> _Exercise objective_
Where a line holds "this", copy it.

> _Listed records_
══════════
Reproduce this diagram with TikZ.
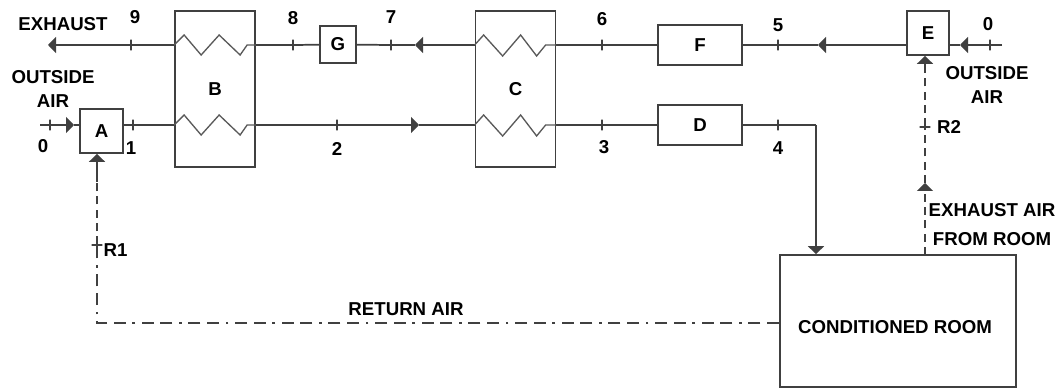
\documentclass[tikz,border=0pt]{standalone}
\usepackage{fontspec}
\setmainfont{Liberation Sans}
\usetikzlibrary{positioning, arrows.meta}

\begin{document}
\begin{tikzpicture}[x = 0.75pt, y = -0.75pt, -, auto, on grid, line width = 1.3pt,
                    font = \fontsize{14}{18}\selectfont\bfseries,
                    >={Triangle[length = 6pt, width = 12pt]},
                    unit/.style = {rectangle,
                                   draw,
                                   color = black!75,
                                   text = black,
                                   inner sep = 0pt},
                    exchanger/.style = {unit,
                                        minimum width = 60pt,
                                        minimum height = 117pt},
                    duct/.style = {unit,
                                   minimum width = 63pt,
                                   minimum height = 30pt},
                    tick/.style = {rectangle,
                                   draw,
                                   color = black!75,
                                   line width = 0.8pt,
                                   inner sep = 0pt,
                                   minimum width = 0pt,
                                   minimum height = 8pt},
                    crosstick/.style = {tick,
                                        minimum width = 8pt,
                                        minimum height = 0pt},
                    pipe/.style = {black!75},
                    coil/.style = {black!65, line width = 1pt},
                    retour/.style = {black!75, line width = 1pt, dash pattern = on 6pt off 4pt},
                    returnline/.style = {black!75, line width = 1pt,
                                         dash pattern = on 9pt off 5pt on 9pt off 5pt on 2pt off 5pt},
                    caption/.style = {align = center, inner sep = 0pt}]

\useasboundingbox (0,0) rectangle (1061,391);

\node[unit, minimum width = 32pt, minimum height = 33pt] (A) at (101.5,131) {A};
\node[exchanger] (B) at (215,89) {B};
\node[unit, minimum width = 27pt, minimum height = 28pt] (G) at (338,44.5) {G};
\node[exchanger] (C) at (515.5,89) {C};
\node[duct] (F) at (700,45) {F};
\node[duct] (D) at (700,125) {D};
\node[unit, minimum width = 32pt, minimum height = 33pt] (E) at (928,33) {E};
\node[unit, minimum width = 177pt, minimum height = 99pt] (room) at (898,321) {};

% station ticks on the upper line
\coordinate (exhaust) at (48,45);
\node[tick] (t9) at (131,45) {};
\node[tick] (t8) at (293,45) {};
\node[tick] (t7) at (391,45) {};
\node[tick] (t6) at (602,45) {};
\node[tick] (t5) at (778,45) {};
\node[tick] (t0r) at (990,45) {};
\coordinate (endr) at (1002,45);

% station ticks on the lower line
\coordinate (startl) at (40,125);
\node[tick] (t0l) at (50,125) {};
\node[tick] (t1) at (133,125) {};
\node[tick] (t2) at (337,125) {};
\node[tick] (t3) at (602,125) {};
\node[tick] (t4) at (778,125) {};

% arrow heads part way along the lines
\coordinate (h0l) at (74,125);
\coordinate (h2) at (419,125);
\coordinate (h7) at (415,45);
\coordinate (h5) at (818,45);
\coordinate (h0r) at (960,45);
\coordinate (bend) at (816,125);
\coordinate (h0) at (925,183);
\coordinate (leave) at (925,255);
\coordinate (corner) at (97,323);
\coordinate (s1) at (97,182);
\coordinate (s2) at (925,72);
\node[crosstick] (r1) at (97,245) {};
\node[crosstick] (r2) at (925,127) {};

% upper line
\draw[->, pipe] (t9) -- (exhaust);
\draw[pipe] (t9) -- (B.west |- t9);
\draw[pipe] (G) -- (t8);
\draw[pipe] (t8) -- (B.east |- t8);
\draw[pipe] (G) -- (t7);
\draw[pipe] (t7) -- (h7);
\draw[->, pipe] (C.west |- t7) -- (h7);
\draw[pipe] (C.east |- t6) -- (t6);
\draw[pipe] (t6) -- (F);
\draw[pipe] (F) -- (t5);
\draw[pipe] (t5) -- (h5);
\draw[->, pipe] (E.west |- h5) -- (h5);
\draw[pipe] (E.east |- h0r) -- (h0r);
\draw[->, pipe] (endr) -- (h0r);

% lower line
\draw[->, pipe] (startl) -- (h0l);
\draw[pipe] (h0l) -- (A.west |- h0l);
\draw[pipe] (A.east |- t1) -- (B.west |- t1);
\draw[->, pipe] (B.east |- t2) -- (h2);
\draw[pipe] (h2) -- (C.west |- h2);
\draw[pipe] (C.east |- t3) -- (D);
\draw[pipe] (D) -- (bend);
\draw[->, pipe] (bend) -- (room.north -| bend);

% coils inside the exchangers
\draw[coil] (B.west |- t9) -- ++(10,-10) -- ++(17,20) -- ++(18,-20) -- ++(21,20) -- ++(7,-10) -- (B.east |- t8);
\draw[coil] (B.west |- t1) -- ++(10,-10) -- ++(17,20) -- ++(18,-20) -- ++(21,20) -- ++(7,-10) -- (B.east |- t2);
\draw[coil] (C.west |- t7) -- ++(9,-10) -- ++(19,21) -- ++(18,-21) -- ++(16,21) -- ++(9,-11) -- (C.east |- t6);
\draw[coil] (C.west |- t2) -- ++(9,-10) -- ++(19,21) -- ++(18,-21) -- ++(16,21) -- ++(9,-11) -- (C.east |- t3);

% return and exhaust air
\draw[->, pipe, line width = 1pt] (s1) -- (A.south -| s1);
\draw[retour] (r1) -- (s1);
\draw[returnline] (room.west |- corner) -- (corner) -- (r1);
\draw[->, pipe, line width = 1pt] (s2) -- (E.south -| s2);
\draw[retour] (r2) -- (s2);
\draw[retour] (h0) -- (r2);
\draw[retour, ->] (leave) -- (h0);

% station numbers
\node[caption] (n9) at (135,17) {9};
\node[caption] (n8) at (293,18) {8};
\node[caption] (n7) at (391,17) {7};
\node[caption] (n6) at (602,19) {6};
\node[caption] (n5) at (778,25) {5};
\node[caption] (n0r) at (988,24) {0};
\node[caption] (n0l) at (43,146) {0};
\node[caption] (n1) at (131,148) {1};
\node[caption] (n2) at (337,149) {2};
\node[caption] (n3) at (604,147) {3};
\node[caption] (n4) at (778,148) {4};

% captions
\node[caption] (exhausttext) at (63,24) {EXHAUST};
\node[caption] (outsidel) at (53,89) {OUTSIDE\\AIR};
\node[caption] (outsider) at (987,85) {OUTSIDE\\AIR};
\node[caption, right = 14pt of r1, yshift = -4pt] (r1text) {R1};
\node[caption, right = 18pt of r2] (r2text) {R2};
\node[caption] (roomair) at (992,225) {EXHAUST AIR\\[3.7pt]FROM ROOM};
\node[caption] (returntext) at (406,309) {RETURN AIR};
\node[caption] (roomtext) at (895,327) {CONDITIONED ROOM};

\end{tikzpicture}
\end{document}
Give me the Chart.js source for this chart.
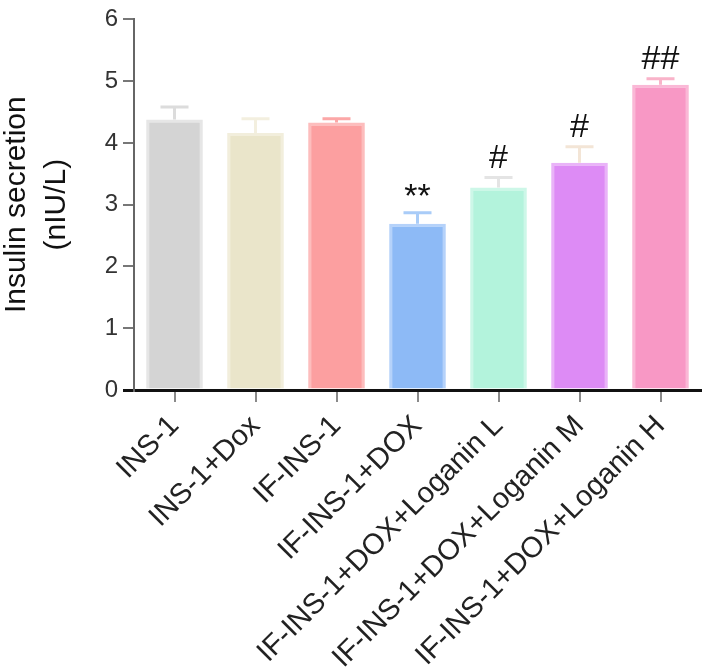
<!DOCTYPE html>
<html>
<head>
<meta charset="utf-8">
<script src="https://cdn.jsdelivr.net/npm/chart.js@4/dist/chart.umd.min.js"></script>
<style>
  html, body { margin: 0; padding: 0; background: #fff; }
  #wrap { width: 703px; height: 670px; }
</style>
</head>
<body>
<div id="wrap"><canvas id="c" width="703" height="670"></canvas></div>
<script>
// Insulin secretion per group, mean ± SEM

const groups = [
    'INS-1',
    'INS-1+Dox',
    'IF-INS-1',
    'IF-INS-1+DOX',
    'IF-INS-1+DOX+Loganin L',
    'IF-INS-1+DOX+Loganin M',
    'IF-INS-1+DOX+Loganin H'
];
const means = [4.38, 4.16, 4.33, 2.69, 3.28, 3.68, 4.94];
const errors = [0.20, 0.23, 0.06, 0.18, 0.16, 0.26, 0.10];
const marks = ['', '', '', '**', '#', '#', '##'];
const yTicks = [0, 1, 2, 3, 4, 5, 6];

const fills = ['#D4D4D4', '#EAE5CA', '#FC9FA0', '#8DBAF6', '#B3F3DC', '#DD8BF5', '#F898C5'];
const edges = ['#E6E6E6', '#F2EEDC', '#FDBDBD', '#B5D2FA', '#CDF7E8', '#E9B3F8', '#FAB8D6'];
const caps  = ['#DCDCDC', '#F3EFDF', '#FCA7A7', '#A9CCF8', '#E4E4E4', '#F3E5D6', '#F9B3C9'];

const font = 'Liberation Sans, Arial, sans-serif';

// error bars + significance marks, positioned through the chart's scales
const errorBars = {
    id: 'errorBars',
    afterDatasetsDraw(chart) {
        const { ctx, scales: { x, y } } = chart;
        ctx.save();
        means.forEach((m, i) => {
            const cx = x.getPixelForValue(i);
            const top = y.getPixelForValue(m + errors[i]);
            const base = y.getPixelForValue(m);
            ctx.strokeStyle = caps[i];
            ctx.lineWidth = 3;
            ctx.beginPath();
            ctx.moveTo(cx, base);
            ctx.lineTo(cx, top);
            ctx.moveTo(cx - 14, top);
            ctx.lineTo(cx + 14, top);
            ctx.stroke();
            if (marks[i]) {
                ctx.fillStyle = '#111';
                ctx.font = '34px ' + font;
                ctx.textAlign = 'center';
                ctx.textBaseline = 'alphabetic';
                const dy = marks[i].startsWith('*') ? 6 : 10;
                ctx.fillText(marks[i], cx, top - dy);
            }
        });
        ctx.restore();
    }
};

new Chart(document.getElementById('c'), {
    type: 'bar',
    data: {
        labels: groups,
        datasets: [{
            data: means,
            backgroundColor: fills,
            borderColor: edges,
            borderWidth: 3,
            borderSkipped: 'bottom',
            categoryPercentage: 1,
            barPercentage: 0.7
        }]
    },
    options: {
        responsive: false,
        animation: false,
        layout: { padding: { top: 14, right: 2, left: 0, bottom: 0 } },
        plugins: {
            legend: { display: false },
            tooltip: { enabled: false }
        },
        scales: {
            x: {
                afterFit: (s) => { s.height = 280; },
                border: { color: '#111', width: 3 },
                grid: {
                    drawOnChartArea: false,
                    offset: false,
                    tickLength: 12,
                    color: '#8a8a8a',
                    lineWidth: 2
                },
                ticks: {
                    color: '#222',
                    font: { family: font, size: 29 },
                    maxRotation: 45,
                    minRotation: 45,
                    padding: 7,
                    autoSkip: false
                }
            },
            y: {
                min: 0,
                max: 6,
                afterFit: (s) => { s.width = 134; },
                afterBuildTicks: (s) => { s.ticks = yTicks.map(v => ({ value: v })); },
                border: { color: '#666', width: 2 },
                grid: {
                    drawOnChartArea: false,
                    tickLength: 11,
                    color: (c) => c.tick && c.tick.value === 0 ? '#111' : '#777',
                    lineWidth: (c) => c.tick && c.tick.value === 0 ? 3 : 2
                },
                ticks: {
                    color: '#333',
                    font: { family: font, size: 24 },
                    padding: 5
                },
                title: {
                    display: true,
                    text: ['Insulin secretion', '(nIU/L)'],
                    color: '#111',
                    font: { family: font, size: 30, lineHeight: 1.33 },
                    padding: { top: -3, bottom: 0 }
                }
            }
        }
    },
    plugins: [errorBars]
});
</script>
</body>
</html>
══════════
> _Task answer_
Reproduce this diagram with TikZ.
Give me the Chart.js source for this chart.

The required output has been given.